What is asked
Count the lines below that include the word "with" and write that number alone.

Task data
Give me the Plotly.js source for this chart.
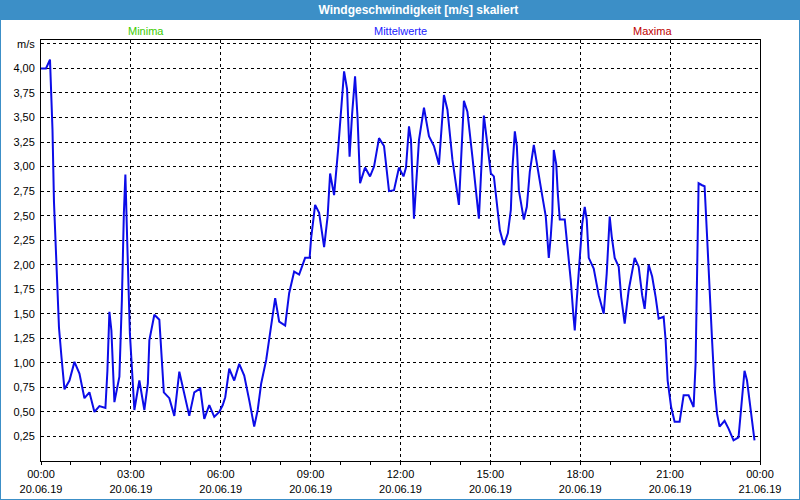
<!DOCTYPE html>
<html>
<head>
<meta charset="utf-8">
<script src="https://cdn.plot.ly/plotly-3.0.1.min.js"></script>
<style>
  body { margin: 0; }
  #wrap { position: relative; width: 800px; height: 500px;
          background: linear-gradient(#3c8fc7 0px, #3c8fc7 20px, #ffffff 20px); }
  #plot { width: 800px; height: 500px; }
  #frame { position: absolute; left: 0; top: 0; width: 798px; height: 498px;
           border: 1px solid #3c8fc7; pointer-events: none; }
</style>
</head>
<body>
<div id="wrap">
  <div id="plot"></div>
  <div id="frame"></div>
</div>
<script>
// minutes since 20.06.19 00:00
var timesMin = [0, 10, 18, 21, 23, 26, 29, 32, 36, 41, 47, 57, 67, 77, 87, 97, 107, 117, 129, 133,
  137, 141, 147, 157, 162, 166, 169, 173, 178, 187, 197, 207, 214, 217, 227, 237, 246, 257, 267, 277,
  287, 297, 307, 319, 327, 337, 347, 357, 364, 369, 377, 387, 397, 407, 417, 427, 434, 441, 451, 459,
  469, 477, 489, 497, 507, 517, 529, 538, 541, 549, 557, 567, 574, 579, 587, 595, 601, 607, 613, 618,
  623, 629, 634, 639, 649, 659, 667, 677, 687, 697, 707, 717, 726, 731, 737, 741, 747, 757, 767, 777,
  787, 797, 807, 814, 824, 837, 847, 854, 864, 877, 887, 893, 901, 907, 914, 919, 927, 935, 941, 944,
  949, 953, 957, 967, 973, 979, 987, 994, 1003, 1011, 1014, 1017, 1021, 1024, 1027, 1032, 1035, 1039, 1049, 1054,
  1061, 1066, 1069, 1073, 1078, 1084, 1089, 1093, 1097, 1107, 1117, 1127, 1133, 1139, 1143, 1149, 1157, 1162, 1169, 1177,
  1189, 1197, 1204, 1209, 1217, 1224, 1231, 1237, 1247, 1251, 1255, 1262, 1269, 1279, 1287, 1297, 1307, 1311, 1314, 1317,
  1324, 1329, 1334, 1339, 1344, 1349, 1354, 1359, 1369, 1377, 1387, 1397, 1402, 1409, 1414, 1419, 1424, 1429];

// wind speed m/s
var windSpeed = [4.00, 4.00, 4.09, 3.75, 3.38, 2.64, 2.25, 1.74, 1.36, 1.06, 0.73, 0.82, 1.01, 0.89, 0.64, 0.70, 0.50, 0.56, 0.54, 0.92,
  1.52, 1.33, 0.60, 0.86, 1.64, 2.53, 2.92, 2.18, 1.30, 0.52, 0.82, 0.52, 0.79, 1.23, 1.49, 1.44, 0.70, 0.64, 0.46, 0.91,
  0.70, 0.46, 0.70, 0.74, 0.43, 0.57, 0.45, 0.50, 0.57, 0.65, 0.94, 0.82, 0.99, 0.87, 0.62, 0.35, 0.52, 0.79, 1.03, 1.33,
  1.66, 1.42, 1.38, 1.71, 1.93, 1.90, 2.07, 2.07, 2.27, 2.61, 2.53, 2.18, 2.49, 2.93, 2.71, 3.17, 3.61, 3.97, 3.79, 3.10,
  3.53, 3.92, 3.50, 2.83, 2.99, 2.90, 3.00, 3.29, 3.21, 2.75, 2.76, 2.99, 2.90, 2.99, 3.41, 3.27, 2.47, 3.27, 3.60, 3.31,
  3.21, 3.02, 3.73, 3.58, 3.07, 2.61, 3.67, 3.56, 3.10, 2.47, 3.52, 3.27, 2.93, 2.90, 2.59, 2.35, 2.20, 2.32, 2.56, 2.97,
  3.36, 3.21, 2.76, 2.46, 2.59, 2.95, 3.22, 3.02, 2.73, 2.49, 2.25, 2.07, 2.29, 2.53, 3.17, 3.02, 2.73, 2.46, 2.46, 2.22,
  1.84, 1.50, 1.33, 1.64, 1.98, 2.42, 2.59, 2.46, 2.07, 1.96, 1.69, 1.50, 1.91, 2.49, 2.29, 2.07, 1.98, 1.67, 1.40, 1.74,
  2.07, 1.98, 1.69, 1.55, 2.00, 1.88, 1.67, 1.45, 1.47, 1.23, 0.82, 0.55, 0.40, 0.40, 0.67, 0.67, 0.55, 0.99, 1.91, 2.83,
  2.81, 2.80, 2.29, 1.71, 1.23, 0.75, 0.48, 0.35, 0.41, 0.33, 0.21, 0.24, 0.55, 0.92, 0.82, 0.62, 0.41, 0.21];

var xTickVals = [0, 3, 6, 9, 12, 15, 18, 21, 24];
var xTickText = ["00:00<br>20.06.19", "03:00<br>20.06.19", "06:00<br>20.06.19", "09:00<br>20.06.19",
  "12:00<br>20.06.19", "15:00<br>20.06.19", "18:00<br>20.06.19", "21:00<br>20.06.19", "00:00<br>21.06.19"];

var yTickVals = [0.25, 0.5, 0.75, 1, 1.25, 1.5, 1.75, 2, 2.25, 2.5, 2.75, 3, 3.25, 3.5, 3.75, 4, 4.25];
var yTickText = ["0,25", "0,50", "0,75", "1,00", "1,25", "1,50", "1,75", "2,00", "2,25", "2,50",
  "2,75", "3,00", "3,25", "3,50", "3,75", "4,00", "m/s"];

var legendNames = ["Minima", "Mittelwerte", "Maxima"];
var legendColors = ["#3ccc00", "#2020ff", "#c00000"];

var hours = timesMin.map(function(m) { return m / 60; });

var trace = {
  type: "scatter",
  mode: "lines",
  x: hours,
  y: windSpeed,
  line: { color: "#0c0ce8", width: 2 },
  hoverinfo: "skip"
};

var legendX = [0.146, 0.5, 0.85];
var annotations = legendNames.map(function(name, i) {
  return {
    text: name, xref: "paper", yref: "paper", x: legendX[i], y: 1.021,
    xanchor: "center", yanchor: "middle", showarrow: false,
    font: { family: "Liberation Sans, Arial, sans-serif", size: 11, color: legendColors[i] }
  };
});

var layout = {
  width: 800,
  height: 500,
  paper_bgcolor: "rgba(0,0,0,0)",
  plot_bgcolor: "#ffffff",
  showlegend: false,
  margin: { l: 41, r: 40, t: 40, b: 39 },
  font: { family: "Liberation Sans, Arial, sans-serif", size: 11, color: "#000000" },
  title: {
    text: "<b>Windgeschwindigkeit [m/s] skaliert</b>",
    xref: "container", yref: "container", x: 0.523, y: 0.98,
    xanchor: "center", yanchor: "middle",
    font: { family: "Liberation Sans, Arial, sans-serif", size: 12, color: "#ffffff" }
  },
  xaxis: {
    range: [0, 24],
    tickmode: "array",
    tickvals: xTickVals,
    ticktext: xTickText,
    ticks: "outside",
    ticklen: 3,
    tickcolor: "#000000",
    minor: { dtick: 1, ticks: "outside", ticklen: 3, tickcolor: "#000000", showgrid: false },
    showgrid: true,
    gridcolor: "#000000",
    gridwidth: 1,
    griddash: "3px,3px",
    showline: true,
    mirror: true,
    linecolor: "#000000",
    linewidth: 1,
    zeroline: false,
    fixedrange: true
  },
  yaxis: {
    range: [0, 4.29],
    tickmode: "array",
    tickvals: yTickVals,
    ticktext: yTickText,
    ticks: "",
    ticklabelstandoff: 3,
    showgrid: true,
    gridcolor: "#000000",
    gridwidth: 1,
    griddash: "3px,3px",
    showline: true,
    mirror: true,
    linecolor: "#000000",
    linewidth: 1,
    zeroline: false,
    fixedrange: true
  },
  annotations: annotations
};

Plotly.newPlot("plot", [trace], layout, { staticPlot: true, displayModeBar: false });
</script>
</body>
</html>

==

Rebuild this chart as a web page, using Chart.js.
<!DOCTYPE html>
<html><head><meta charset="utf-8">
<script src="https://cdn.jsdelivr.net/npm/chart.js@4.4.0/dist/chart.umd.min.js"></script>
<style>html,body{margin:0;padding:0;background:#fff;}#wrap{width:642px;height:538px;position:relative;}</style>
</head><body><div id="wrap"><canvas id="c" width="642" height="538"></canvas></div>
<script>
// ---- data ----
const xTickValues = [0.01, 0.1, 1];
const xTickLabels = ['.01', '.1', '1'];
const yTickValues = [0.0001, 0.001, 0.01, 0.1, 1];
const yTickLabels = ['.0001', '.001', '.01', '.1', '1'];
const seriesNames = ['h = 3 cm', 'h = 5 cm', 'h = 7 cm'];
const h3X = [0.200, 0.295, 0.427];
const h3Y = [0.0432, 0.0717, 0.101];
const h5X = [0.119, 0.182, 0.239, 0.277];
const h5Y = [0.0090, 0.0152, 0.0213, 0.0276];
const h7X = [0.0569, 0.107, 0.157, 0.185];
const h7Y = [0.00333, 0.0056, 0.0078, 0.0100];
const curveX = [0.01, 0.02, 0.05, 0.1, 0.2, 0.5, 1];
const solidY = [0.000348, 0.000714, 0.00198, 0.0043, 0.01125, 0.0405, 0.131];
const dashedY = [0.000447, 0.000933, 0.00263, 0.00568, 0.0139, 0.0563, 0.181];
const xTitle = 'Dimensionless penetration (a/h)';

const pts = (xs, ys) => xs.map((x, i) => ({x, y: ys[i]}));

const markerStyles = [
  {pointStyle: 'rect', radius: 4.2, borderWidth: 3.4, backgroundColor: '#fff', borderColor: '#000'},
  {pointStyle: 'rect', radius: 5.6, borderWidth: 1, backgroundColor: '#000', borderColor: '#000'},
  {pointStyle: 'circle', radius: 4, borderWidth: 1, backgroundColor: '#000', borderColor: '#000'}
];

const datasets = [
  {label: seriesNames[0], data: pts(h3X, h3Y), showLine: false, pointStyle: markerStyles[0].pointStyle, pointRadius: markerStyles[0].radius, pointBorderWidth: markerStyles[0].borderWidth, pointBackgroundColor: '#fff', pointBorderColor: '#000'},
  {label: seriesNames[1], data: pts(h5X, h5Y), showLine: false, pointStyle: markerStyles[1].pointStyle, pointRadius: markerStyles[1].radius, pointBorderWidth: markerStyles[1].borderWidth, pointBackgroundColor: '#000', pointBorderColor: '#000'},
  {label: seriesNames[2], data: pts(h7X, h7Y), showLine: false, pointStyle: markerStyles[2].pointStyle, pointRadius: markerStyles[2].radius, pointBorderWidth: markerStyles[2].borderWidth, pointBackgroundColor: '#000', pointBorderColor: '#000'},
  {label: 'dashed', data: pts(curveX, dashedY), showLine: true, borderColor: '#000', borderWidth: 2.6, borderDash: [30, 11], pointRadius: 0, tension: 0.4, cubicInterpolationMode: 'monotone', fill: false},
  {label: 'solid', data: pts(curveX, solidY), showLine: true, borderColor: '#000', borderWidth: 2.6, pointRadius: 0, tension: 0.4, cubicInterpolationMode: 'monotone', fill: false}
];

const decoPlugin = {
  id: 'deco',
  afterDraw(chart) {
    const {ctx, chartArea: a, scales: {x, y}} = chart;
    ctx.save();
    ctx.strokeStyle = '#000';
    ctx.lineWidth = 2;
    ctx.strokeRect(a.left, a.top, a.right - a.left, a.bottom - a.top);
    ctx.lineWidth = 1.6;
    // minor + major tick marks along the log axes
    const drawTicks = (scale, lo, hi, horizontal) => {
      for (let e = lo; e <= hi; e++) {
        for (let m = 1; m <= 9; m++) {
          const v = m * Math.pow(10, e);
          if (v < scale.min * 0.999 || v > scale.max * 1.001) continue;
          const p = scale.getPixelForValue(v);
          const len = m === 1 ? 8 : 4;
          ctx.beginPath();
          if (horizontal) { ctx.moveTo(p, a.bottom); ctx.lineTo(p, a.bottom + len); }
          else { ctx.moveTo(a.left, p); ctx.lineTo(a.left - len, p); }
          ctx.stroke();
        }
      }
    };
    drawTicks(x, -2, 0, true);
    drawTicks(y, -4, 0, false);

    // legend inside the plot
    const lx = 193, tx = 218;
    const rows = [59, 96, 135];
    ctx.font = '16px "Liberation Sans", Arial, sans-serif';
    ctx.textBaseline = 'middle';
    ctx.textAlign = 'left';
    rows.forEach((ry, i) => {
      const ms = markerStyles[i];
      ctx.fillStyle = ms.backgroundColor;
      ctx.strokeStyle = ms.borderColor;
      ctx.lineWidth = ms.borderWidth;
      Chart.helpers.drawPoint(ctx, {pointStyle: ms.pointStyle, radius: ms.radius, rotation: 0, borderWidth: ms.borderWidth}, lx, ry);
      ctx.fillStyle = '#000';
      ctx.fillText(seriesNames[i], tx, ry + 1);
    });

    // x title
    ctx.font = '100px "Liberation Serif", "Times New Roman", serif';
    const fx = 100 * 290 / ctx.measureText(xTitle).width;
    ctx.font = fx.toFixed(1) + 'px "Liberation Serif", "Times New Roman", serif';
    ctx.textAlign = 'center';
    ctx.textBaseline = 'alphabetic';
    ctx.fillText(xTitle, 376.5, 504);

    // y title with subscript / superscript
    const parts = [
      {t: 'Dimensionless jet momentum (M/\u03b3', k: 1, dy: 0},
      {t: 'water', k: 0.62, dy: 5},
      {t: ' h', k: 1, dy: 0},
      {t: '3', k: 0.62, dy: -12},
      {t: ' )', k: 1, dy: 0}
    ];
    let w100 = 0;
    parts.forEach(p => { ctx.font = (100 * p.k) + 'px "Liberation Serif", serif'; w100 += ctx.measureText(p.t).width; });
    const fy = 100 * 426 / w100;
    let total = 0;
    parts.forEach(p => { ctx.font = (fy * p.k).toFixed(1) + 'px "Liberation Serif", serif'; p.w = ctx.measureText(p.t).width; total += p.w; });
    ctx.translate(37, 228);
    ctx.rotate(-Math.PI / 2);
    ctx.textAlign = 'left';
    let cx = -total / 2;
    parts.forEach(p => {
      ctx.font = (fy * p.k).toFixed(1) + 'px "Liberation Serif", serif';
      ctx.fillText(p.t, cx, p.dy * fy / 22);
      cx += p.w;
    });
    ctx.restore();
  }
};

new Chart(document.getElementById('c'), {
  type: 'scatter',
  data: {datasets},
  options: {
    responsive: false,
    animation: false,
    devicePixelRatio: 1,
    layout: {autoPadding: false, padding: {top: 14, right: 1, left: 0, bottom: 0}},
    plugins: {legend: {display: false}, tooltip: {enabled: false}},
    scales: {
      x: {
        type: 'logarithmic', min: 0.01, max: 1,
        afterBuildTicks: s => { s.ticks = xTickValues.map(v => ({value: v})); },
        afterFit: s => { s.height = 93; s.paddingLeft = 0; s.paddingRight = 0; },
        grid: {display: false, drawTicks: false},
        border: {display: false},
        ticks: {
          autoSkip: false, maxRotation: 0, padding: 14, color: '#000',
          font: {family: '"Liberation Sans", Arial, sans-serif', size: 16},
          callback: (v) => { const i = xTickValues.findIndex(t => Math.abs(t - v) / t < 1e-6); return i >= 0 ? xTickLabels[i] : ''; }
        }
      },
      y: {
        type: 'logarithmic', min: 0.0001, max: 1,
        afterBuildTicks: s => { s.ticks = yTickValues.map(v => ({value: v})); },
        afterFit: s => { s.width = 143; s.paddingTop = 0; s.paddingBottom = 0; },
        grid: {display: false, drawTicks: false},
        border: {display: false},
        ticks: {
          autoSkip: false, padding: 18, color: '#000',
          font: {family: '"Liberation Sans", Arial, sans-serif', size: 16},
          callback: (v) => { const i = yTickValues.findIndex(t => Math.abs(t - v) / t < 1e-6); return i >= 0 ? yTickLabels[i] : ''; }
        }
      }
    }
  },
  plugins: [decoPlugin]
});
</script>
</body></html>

==

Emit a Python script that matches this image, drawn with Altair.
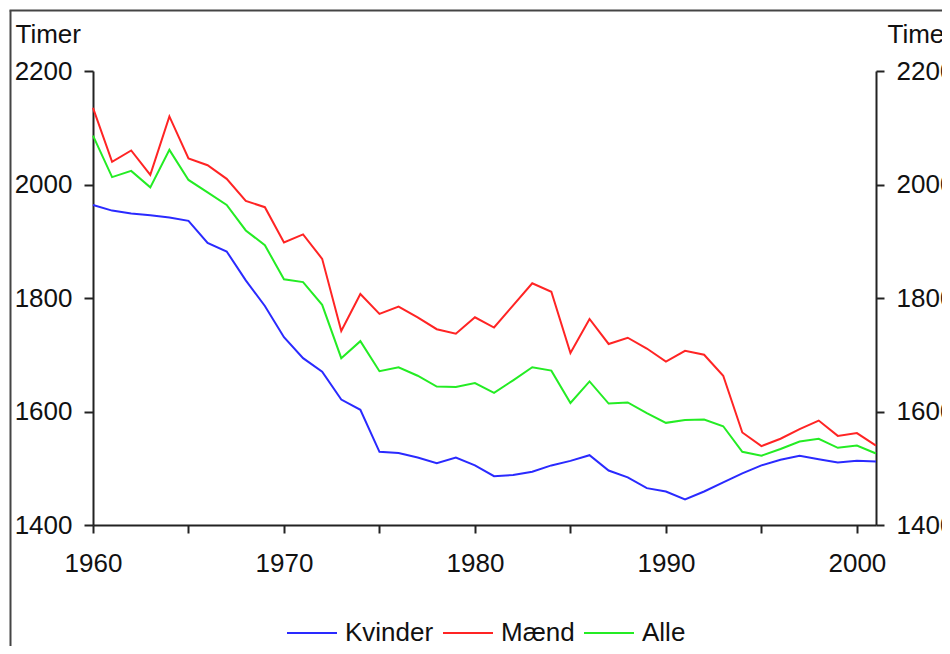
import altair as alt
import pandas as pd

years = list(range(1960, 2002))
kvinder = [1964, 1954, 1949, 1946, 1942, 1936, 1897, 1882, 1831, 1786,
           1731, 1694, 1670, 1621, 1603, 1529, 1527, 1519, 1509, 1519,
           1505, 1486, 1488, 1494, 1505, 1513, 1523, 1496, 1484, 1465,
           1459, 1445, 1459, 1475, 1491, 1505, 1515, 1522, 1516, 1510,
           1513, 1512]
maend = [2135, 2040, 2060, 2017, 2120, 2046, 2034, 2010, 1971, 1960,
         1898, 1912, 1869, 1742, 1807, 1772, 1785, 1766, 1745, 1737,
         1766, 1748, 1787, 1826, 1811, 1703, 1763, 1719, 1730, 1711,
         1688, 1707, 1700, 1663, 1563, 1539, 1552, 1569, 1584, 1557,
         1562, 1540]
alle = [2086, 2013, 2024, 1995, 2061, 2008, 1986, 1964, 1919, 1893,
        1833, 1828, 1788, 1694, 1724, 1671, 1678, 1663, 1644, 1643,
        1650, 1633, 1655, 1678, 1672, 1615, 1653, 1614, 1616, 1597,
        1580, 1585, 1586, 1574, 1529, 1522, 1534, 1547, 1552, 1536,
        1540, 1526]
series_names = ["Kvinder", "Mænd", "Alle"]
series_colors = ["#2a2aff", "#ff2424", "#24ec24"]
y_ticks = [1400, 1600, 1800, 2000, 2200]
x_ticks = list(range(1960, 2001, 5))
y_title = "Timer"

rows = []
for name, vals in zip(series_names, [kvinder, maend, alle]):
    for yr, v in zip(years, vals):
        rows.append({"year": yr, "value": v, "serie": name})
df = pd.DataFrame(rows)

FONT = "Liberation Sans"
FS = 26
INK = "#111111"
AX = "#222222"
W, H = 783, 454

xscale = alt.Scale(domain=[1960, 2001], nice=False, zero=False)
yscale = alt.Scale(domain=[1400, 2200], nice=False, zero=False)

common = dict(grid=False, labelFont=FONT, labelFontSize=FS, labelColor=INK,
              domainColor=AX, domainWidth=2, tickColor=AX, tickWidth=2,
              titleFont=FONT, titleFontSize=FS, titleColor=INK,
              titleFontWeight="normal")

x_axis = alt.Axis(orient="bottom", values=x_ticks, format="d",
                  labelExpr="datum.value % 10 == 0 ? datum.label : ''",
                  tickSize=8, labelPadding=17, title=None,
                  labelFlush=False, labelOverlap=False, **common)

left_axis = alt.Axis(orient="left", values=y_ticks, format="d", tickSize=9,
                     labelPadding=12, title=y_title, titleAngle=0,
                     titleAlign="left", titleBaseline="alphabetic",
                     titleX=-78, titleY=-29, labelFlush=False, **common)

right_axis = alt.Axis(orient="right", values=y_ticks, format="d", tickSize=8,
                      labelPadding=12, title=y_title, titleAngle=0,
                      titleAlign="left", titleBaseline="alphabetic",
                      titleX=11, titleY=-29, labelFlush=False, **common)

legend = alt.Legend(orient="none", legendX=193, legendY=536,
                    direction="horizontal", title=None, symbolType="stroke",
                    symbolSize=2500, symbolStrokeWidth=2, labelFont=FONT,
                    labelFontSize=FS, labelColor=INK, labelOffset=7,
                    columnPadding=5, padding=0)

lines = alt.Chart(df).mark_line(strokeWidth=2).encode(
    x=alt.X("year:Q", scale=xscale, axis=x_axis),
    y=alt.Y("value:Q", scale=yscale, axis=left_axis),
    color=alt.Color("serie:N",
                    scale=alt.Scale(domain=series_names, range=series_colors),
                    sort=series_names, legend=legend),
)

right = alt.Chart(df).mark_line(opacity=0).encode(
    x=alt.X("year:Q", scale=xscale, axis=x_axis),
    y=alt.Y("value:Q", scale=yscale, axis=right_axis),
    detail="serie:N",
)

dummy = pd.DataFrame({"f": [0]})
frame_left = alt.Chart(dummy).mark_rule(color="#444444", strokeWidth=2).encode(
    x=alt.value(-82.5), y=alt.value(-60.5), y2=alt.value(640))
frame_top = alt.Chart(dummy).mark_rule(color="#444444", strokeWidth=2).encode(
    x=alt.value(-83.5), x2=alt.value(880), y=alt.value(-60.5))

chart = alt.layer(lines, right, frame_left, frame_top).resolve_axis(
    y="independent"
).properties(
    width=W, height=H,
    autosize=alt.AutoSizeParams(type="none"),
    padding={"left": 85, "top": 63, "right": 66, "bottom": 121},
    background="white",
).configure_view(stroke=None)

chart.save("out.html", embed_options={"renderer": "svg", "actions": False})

Task result
2